It’s currently a glorious morning in Thurston County. However, weather forecasters and I seem to have a difference of opinions. You see, if school is out and it’s technically the first day of summer, then shouldn’t sunshine be in the forecast going forward? But, like most Olympia residents, I’ve come to accept that I need to embrace outdoor activities, rain or shine.
So, grab your rain coat and head outside as Thrifty Thurston leads you on a tour of the McLane Creek Nature Trail – a beautiful wildness mecca with a flat hiking trail, easily accessible views of freshwater wetland beaver ponds and a variety of habitats that attract birds and wildlife.
Located within the Capitol State Forest, the Washington State Department of Natural Resources has developed a self-guided 1.1 mile walk which takes about an hour. (For a complete map of the trail, click here.) A shortcut bisects the trail.
Washington Trails Association indicates that “hikers of all ages, especially children, will enjoy the easy loop.”
Interpretive plaques and observation decks give families the opportunity to stop and savor the natural beauty. Wind around the trail in a figure-eight shape and take your time enjoying the forest ecosystem.
- Locate a beaver working on its dam in the pond.
- Listen to tree frogs perform.
- Spot a turtle poking its head out of the water.
- Look for spawning salmon in the fall.
- Observe fish and tadpoles beneath the water’s surface.
Bird Watching at McLane Creek Nature Trail
I linked up with Sam Merrill, President of Black Hills Audubon, for his insight on how to introduce children to bird watching.
An avid birder, Merrill raves about the McLane Creek Nature Trail. “The diversity of the habitat is what makes the trail unique. It passes through a pond, made by a beaver dam that creates marshy vegetation and old stumps for a good nesting area. Then, the trail goes into deep woods where it’s often easier to hear birds than see them. Finally, you walk along a stream with a backdrop of a hill where hawks or turkey vultures may be seen,” explains Merrill.
Merrill gives me a list of birds that are easy for kids to spot, keeping in mind that it can often be difficult to show someone else, especially a child, where a bird is located.
- Wood duck – males have bright, gaudy color designs and females have tear-drop eye spots
- Mallards – iridescent green heads and blue “speculum” patches on the side
- Red-wing Blackbirds – black birds with red wings which the males show off to establish nesting territory
- Red-breasted Sapsuckers – an all red head who drill little holes in the bark of trees to remove sap and insects
- Violet-Green Swallows – kids can look for the two white dots on the small of their back as they fly over the pond looking for insects
- Cedar Waxwings – crested yellowish-brown birds that look so neatly dressed that they might be made of porcelain
How many can you and your family identify?
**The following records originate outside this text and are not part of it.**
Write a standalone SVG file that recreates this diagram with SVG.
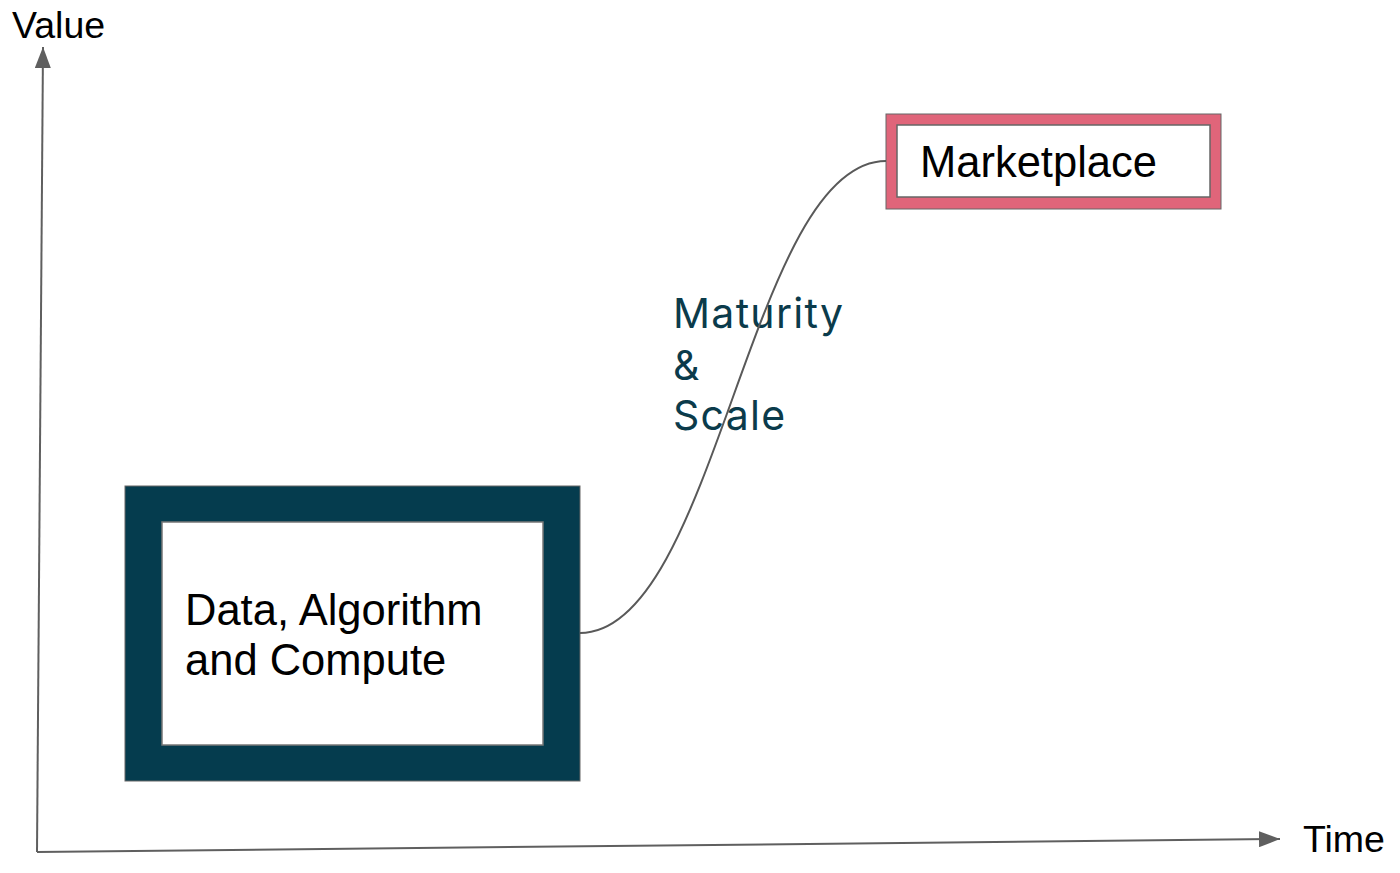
<svg xmlns="http://www.w3.org/2000/svg" width="1400" height="873" viewBox="0 0 1400 873">
<defs>
<marker id="arr" markerUnits="userSpaceOnUse" markerWidth="22" markerHeight="16" refX="21" refY="8" orient="auto">
<path d="M0,0 L21,8 L0,16 Z" fill="#5f5f5f"/>
</marker>
<style>
.axis{stroke:#5f5f5f;stroke-width:2;fill:none}
.lbl{font-family:"Liberation Sans",Arial,sans-serif;fill:#000}
.conn{stroke:#595959;stroke-width:2;fill:none}
.mat{font-family:Inter,"Liberation Sans",sans-serif;fill:#0b3b4b;font-size:41px;letter-spacing:1.3px}
</style>
</defs>
<rect width="1400" height="873" fill="#fff"/>
<g id="axes">
<line class="axis" x1="37" y1="852" x2="43" y2="47" marker-end="url(#arr)"/>
<line class="axis" x1="37" y1="852" x2="1280" y2="839" marker-end="url(#arr)"/>
<text class="lbl" x="12" y="38" font-size="37.5">Value</text>
<text class="lbl" x="1303" y="852" font-size="37.5">Time</text>
</g>
<g id="node-dac">
<rect x="125" y="486" width="455" height="295" fill="#053c4e" stroke="#666" stroke-width="1"/>
<rect x="162" y="522" width="381" height="223" fill="#fff" stroke="#777" stroke-width="1.5"/>
<text class="lbl" x="185" y="625" font-size="43.5">Data, Algorithm</text>
<text class="lbl" x="185" y="675" font-size="43.5">and Compute</text>
</g>
<g id="node-marketplace">
<rect x="886" y="114" width="335" height="95" fill="#e0657a" stroke="#666" stroke-width="1"/>
<rect x="897" y="125" width="313" height="72" fill="#fff" stroke="#666" stroke-width="1.5"/>
<text class="lbl" x="920" y="177" font-size="43.5">Marketplace</text>
</g>
<g id="label-maturity">
<text class="mat" x="673" y="328">Maturity</text>
<text class="mat" x="673" y="380">&amp;</text>
<text class="mat" x="673" y="430">Scale</text>
</g>
<g id="connectors">
<path class="conn" d="M580,633 C716,633 750,161 886,161"/>
</g>
</svg>
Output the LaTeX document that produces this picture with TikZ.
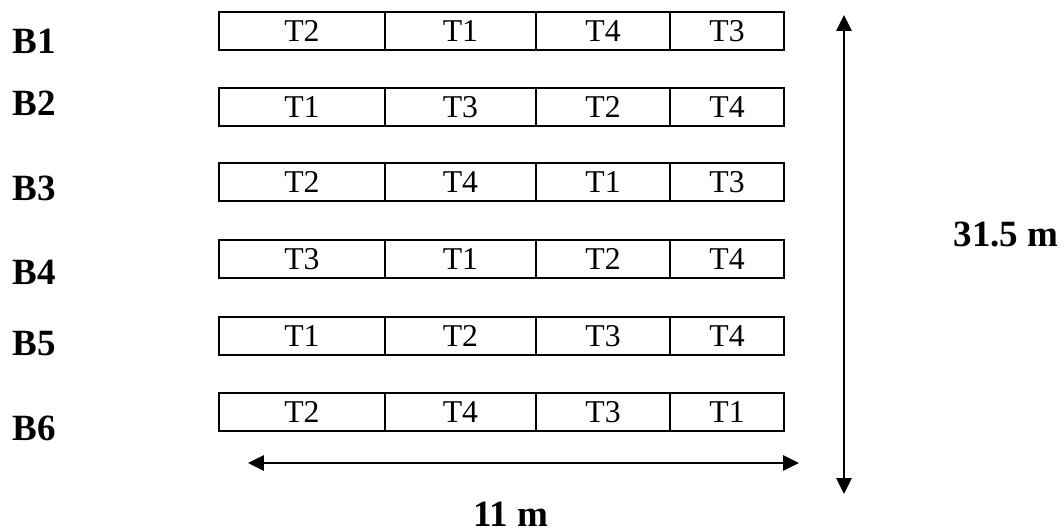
\documentclass[tikz,border=0pt]{standalone}
\usepackage{fontspec}
\setmainfont{Liberation Serif}
\usetikzlibrary{arrows.meta,positioning}

\begin{document}
\begin{tikzpicture}[x=0.378pt,y=-0.378pt,font=\fontsize{12}{14}\selectfont,
  cell/.style={draw,line width=0.6pt,minimum height=14.4pt,inner sep=0pt,outer sep=0pt},
  lbl/.style={font=\fontsize{14}{16}\selectfont\bfseries,inner sep=0pt},
  dim/.style={line width=0.45pt,{Triangle[length=6pt,width=5.8pt]}-{Triangle[length=6pt,width=5.8pt]}}]
  \useasboundingbox (0,0) rectangle (1064,531);
  % blocks with their treatments
  \foreach \r/\y/\ly/\a/\b/\c/\d in {1/12/41/T2/T1/T4/T3, 2/88/103/T1/T3/T2/T4,
      3/163/188/T2/T4/T1/T3, 4/240/272/T3/T1/T2/T4, 5/317/344/T1/T2/T3/T4, 6/393/428/T2/T4/T3/T1}{
    \node[cell,minimum width=62.7pt,anchor=north west] (p\r a) at (219,\y) {\a};
    \node[cell,minimum width=57.1pt,right=0pt of p\r a] (p\r b) {\b};
    \node[cell,minimum width=50.7pt,right=0pt of p\r b] (p\r c) {\c};
    \node[cell,minimum width=43.1pt,right=0pt of p\r c] (p\r d) {\d};
    \node[lbl,anchor=west] (b\r) at (12,\ly) {B\r};
  }
  % dimensions
  \coordinate (vtop) at (844,15);
  \coordinate (vbot) at (844,494);
  \coordinate (hleft) at (248,463);
  \coordinate (hright) at (799,463);
  \draw[dim] (vtop) -- (vbot);
  \draw[dim] (hleft) -- (hright);
  \node[lbl] (len) at (511,514) {11 m};
  \node[lbl] (wid) at (1006,235) {31.5 m};
\end{tikzpicture}
\end{document}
Merrill suggests walking slowly, stopping along the trail to be quiet and listen, and carrying binoculars as tips for spotting birds.
Merrill recommends two introductory bird guides, both by Olympia authors, that are not too complicated for children – “Birds of the Puget Sound Region” by Bob Morse and “Finding Your Wings” by Burt Guttman.
This weekend, you may need to bring along a cup of hot chocolate after your hike. Or, maybe file this post for a weekend when the weather forecast is a little sunnier.
To reach the McLane Creek Nature Trail, take the Evergreen State College exit off Highway 101. Continue towards Mud Bay. At the bottom of the exit ramp, turn left at the stop sign. Turn left onto Delphi Road and follow it for approximately 3.5 miles. Turn right to enter the McLane Creek Nature Trail which is marked by a DNR sign.
Please note that a Discover Pass is required to park at the McLane Creek Nature Trail.